Day and Dickie argue it is time for the government to recognise the detrimental impact that online learning has had on students’ university experience and wellbeing, as well as the financial burden that students carry.
They are lobbying the government to compensate the Class of 2021, recommending that a "fair and inclusive" approach to compensating students is implemented.
Their proposed approach includes recognising the lost learning experience students have had and reducing the debt incurred this academic year by a third. They also demand for the loan repayment threshold to be raised due to the current state of the graduate market.
Likewise, a package of support equivalent to that being offered by the Welsh and Scottish Governments, and compensating students who have been unable to travel to term-time accommodation is recommended.
Earlier this academic year, Newcastle University made the decision to refund all students in university-owned accommodation for the time that they were not present in the city due to COVID-19. This move will cost the University around £11 million, with Day adamant that "it’s the right and moral thing to do".

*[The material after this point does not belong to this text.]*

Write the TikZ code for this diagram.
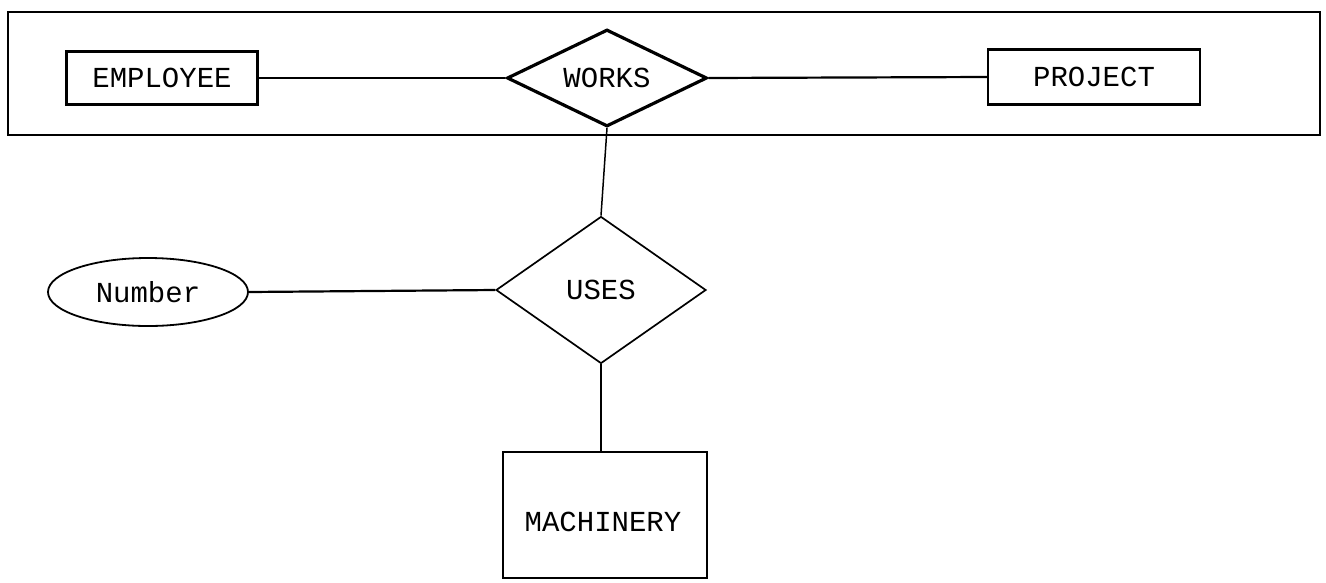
\documentclass[tikz,border=0pt]{standalone}
\usepackage{fontspec}
\setmonofont{Liberation Mono}
\usetikzlibrary{shapes.geometric}
\begin{document}
\begin{tikzpicture}[x=1pt,y=-1pt,
  every node/.style={font=\ttfamily\fontsize{29}{29}\selectfont, inner sep=0pt},
  entity/.style={draw, line width=2.4pt, rectangle},
  rel/.style={draw, diamond, aspect=2},
  attr/.style={draw, ellipse, line width=1.8pt},
  link/.style={line width=2.2pt},
  thin link/.style={line width=1.5pt}]
\useasboundingbox (0,0) rectangle (1326,582);
\node[draw, line width=2.2pt, minimum width=1312pt, minimum height=123pt] (agg) at (664,73.5) {};
\node[entity, minimum width=191pt, minimum height=53pt] (emp) at (162,78) {EMPLOYEE};
\node[rel, line width=3.2pt, minimum width=200pt, minimum height=97pt] (works) at (607,78) {WORKS};
\node[entity, minimum width=212pt, minimum height=55pt] (proj) at (1094,77) {PROJECT};
\node[rel, line width=1.7pt, minimum width=210pt, minimum height=147pt] (uses) at (601,290) {USES};
\node[attr, minimum width=200pt, minimum height=68pt] (num) at (148,292) {Number};
\node[entity, line width=2.2pt, minimum width=204pt, minimum height=126pt] (mach) at (605,515) {};
\node (machtext) at (603,522) {MACHINERY};
\draw[link] (emp.east) -- (works.west);
\draw[link] (works.east) -- (proj.west);
\draw[thin link] (works.south) -- (uses.north);
\draw[link] (num.east) -- (uses.west);
\draw[thin link] (uses.south) -- (uses.south |- mach.north);
\end{tikzpicture}
\end{document}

With over fifty per cent of Newcastle University students living in privately-owned accommodation this rent cut decision does not solve the problem for all.
An online petition calling for the government to implement legislation to allow students to end tenancy agreements early is circulating online, which helps to address the issue.
Dickie adds, "We need to recognise that all students have missed out this year on the wider student experience, that there has there has been a loss of personal development opportunities and a toll on mental wellbeing".
She concludes, "A push for this type of compensation is something that is needed to reflect what has happened over the 2020/21 academic year."